• [Prompt]: Print exactly the lines from the first one down to the line that contains "const HALF_CAP = 0.16;", both included, and skip the pictures.

--- START Provided entries ---

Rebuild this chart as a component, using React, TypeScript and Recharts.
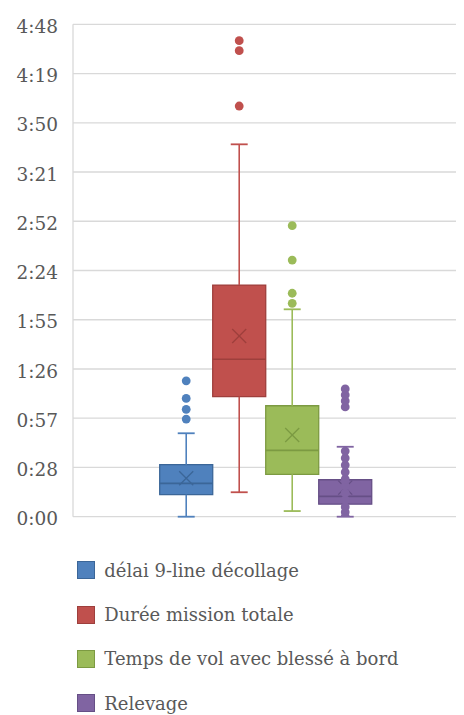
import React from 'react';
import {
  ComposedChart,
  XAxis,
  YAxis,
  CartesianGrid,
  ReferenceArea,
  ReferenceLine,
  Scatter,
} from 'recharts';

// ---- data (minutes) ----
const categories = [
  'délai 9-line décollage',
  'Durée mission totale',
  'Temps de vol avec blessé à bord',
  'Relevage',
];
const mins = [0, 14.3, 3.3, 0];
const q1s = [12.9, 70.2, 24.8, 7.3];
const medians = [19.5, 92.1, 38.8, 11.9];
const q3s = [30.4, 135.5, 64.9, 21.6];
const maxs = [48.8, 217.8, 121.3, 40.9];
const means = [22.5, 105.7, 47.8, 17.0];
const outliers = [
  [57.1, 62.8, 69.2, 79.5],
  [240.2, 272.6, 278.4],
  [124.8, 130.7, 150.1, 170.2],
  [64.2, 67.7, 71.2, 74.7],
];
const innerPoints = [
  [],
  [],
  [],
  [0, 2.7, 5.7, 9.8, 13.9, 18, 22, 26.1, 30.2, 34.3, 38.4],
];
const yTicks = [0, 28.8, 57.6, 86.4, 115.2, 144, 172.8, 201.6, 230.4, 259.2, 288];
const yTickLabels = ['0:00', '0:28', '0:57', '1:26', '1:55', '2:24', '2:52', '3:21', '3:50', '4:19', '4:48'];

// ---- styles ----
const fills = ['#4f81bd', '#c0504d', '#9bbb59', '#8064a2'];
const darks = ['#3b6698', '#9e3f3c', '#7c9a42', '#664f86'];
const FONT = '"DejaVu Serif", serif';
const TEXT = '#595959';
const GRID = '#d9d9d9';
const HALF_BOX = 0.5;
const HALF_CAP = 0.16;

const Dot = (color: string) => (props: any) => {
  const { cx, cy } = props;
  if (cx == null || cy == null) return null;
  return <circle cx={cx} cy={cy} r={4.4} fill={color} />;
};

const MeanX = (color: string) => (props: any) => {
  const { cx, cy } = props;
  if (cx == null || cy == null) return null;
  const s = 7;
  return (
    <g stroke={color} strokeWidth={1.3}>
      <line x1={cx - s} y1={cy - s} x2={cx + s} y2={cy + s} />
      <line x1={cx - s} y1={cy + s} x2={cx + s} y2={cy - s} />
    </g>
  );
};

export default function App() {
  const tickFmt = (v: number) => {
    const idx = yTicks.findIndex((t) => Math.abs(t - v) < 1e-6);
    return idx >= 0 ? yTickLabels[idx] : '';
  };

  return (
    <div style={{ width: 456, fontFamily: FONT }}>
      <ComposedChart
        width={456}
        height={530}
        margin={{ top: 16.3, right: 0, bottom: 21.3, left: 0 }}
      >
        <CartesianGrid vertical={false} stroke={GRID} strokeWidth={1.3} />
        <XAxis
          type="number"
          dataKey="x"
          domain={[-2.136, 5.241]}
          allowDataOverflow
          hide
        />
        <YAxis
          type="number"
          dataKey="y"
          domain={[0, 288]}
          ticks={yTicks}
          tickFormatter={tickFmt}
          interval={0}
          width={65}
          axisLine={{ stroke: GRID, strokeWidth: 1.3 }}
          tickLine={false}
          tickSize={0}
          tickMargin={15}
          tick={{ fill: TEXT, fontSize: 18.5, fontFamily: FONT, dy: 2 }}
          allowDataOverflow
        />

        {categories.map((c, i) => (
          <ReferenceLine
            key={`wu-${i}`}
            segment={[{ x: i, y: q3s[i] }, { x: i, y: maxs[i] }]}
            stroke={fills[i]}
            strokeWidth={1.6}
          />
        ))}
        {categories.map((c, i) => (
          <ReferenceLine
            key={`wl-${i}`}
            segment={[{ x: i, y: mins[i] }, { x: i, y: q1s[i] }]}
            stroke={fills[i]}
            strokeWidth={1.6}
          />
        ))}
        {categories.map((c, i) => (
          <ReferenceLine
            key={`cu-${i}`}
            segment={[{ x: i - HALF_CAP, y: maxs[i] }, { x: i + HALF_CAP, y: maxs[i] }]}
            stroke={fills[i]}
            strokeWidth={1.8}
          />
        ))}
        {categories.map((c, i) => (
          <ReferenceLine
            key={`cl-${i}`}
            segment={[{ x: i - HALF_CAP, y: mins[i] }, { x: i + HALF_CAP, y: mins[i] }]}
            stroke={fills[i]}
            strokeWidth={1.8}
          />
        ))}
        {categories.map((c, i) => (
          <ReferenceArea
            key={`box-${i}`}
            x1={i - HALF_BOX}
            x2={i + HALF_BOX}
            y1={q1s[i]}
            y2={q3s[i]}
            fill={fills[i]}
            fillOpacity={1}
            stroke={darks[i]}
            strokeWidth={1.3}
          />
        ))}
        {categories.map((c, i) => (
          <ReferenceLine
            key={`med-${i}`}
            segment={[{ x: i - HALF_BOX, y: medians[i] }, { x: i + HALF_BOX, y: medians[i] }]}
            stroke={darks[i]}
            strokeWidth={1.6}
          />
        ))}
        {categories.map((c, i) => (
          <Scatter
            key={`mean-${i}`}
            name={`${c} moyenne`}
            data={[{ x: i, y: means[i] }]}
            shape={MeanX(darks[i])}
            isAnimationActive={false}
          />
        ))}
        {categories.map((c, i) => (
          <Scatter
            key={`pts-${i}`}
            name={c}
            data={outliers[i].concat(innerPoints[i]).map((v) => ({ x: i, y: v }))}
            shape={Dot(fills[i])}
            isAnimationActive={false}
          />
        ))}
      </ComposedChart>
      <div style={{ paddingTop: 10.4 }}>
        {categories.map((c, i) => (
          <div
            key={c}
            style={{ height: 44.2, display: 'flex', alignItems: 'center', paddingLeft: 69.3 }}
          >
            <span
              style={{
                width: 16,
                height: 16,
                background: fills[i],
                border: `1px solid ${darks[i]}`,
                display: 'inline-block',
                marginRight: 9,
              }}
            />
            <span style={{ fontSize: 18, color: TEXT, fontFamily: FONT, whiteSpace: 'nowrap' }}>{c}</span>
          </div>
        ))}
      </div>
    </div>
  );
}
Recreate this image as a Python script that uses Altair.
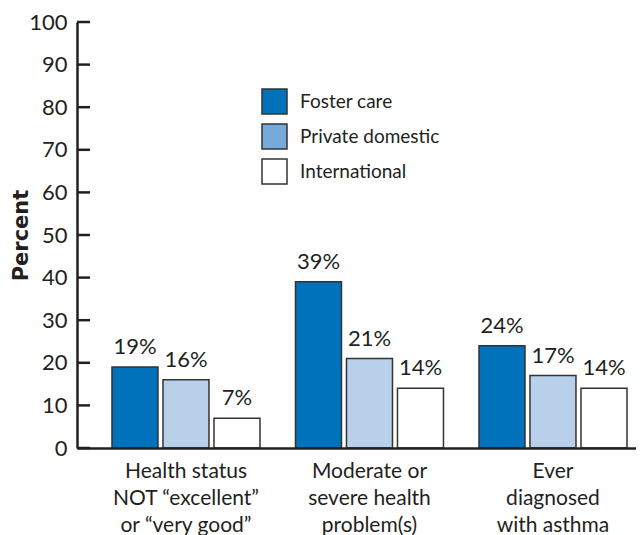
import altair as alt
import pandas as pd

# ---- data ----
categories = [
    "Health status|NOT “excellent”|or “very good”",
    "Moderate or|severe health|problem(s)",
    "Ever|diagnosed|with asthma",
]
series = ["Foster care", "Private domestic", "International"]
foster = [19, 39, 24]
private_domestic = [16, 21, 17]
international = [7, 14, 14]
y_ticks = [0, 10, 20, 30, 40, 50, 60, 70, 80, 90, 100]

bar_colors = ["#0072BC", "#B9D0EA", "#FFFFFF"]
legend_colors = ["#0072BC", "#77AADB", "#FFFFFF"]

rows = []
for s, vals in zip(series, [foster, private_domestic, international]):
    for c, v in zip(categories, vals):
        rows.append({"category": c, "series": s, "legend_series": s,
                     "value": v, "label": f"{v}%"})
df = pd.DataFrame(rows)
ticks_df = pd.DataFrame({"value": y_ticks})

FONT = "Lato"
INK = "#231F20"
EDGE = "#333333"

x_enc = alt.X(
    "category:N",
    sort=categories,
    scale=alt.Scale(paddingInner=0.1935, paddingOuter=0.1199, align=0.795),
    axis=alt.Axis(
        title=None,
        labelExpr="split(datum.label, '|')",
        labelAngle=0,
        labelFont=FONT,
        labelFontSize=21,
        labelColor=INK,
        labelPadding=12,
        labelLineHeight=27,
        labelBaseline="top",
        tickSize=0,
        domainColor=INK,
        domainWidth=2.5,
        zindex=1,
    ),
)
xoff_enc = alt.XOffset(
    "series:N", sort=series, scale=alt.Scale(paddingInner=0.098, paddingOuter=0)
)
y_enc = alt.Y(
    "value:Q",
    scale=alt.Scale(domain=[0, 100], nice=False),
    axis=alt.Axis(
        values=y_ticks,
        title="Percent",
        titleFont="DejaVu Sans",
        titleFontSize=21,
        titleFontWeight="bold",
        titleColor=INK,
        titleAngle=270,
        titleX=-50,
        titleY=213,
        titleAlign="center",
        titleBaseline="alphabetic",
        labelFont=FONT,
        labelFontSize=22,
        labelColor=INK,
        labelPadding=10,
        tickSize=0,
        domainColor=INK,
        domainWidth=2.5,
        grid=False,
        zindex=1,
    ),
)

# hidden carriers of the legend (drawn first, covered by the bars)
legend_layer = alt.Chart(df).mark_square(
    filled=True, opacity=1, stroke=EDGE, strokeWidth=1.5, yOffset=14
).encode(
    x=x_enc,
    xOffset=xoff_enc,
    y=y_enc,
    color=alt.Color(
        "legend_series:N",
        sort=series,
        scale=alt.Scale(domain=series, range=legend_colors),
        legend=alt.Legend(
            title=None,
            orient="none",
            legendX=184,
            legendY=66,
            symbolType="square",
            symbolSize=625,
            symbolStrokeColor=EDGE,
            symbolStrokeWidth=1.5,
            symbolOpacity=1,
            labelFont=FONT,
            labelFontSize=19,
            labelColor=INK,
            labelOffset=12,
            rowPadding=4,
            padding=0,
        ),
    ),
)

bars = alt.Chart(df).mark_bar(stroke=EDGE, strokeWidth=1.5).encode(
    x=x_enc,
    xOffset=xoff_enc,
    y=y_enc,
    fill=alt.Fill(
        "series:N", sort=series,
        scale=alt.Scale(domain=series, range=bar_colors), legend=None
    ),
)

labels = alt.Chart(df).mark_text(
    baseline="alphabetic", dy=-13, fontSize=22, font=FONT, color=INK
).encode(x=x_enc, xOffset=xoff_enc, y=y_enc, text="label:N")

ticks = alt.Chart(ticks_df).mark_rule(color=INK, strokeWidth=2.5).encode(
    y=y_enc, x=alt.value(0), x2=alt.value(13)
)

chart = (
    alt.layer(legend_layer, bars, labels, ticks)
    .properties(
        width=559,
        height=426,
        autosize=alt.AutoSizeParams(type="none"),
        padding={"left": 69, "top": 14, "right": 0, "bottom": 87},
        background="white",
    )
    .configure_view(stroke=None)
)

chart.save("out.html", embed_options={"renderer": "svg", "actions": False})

--- END Provided entries ---

• [Expected answer]:
Rebuild this chart as a component, using React, TypeScript and Recharts.
import React from 'react';
import {
  ComposedChart,
  XAxis,
  YAxis,
  CartesianGrid,
  ReferenceArea,
  ReferenceLine,
  Scatter,
} from 'recharts';

// ---- data (minutes) ----
const categories = [
  'délai 9-line décollage',
  'Durée mission totale',
  'Temps de vol avec blessé à bord',
  'Relevage',
];
const mins = [0, 14.3, 3.3, 0];
const q1s = [12.9, 70.2, 24.8, 7.3];
const medians = [19.5, 92.1, 38.8, 11.9];
const q3s = [30.4, 135.5, 64.9, 21.6];
const maxs = [48.8, 217.8, 121.3, 40.9];
const means = [22.5, 105.7, 47.8, 17.0];
const outliers = [
  [57.1, 62.8, 69.2, 79.5],
  [240.2, 272.6, 278.4],
  [124.8, 130.7, 150.1, 170.2],
  [64.2, 67.7, 71.2, 74.7],
];
const innerPoints = [
  [],
  [],
  [],
  [0, 2.7, 5.7, 9.8, 13.9, 18, 22, 26.1, 30.2, 34.3, 38.4],
];
const yTicks = [0, 28.8, 57.6, 86.4, 115.2, 144, 172.8, 201.6, 230.4, 259.2, 288];
const yTickLabels = ['0:00', '0:28', '0:57', '1:26', '1:55', '2:24', '2:52', '3:21', '3:50', '4:19', '4:48'];

// ---- styles ----
const fills = ['#4f81bd', '#c0504d', '#9bbb59', '#8064a2'];
const darks = ['#3b6698', '#9e3f3c', '#7c9a42', '#664f86'];
const FONT = '"DejaVu Serif", serif';
const TEXT = '#595959';
const GRID = '#d9d9d9';
const HALF_BOX = 0.5;
const HALF_CAP = 0.16;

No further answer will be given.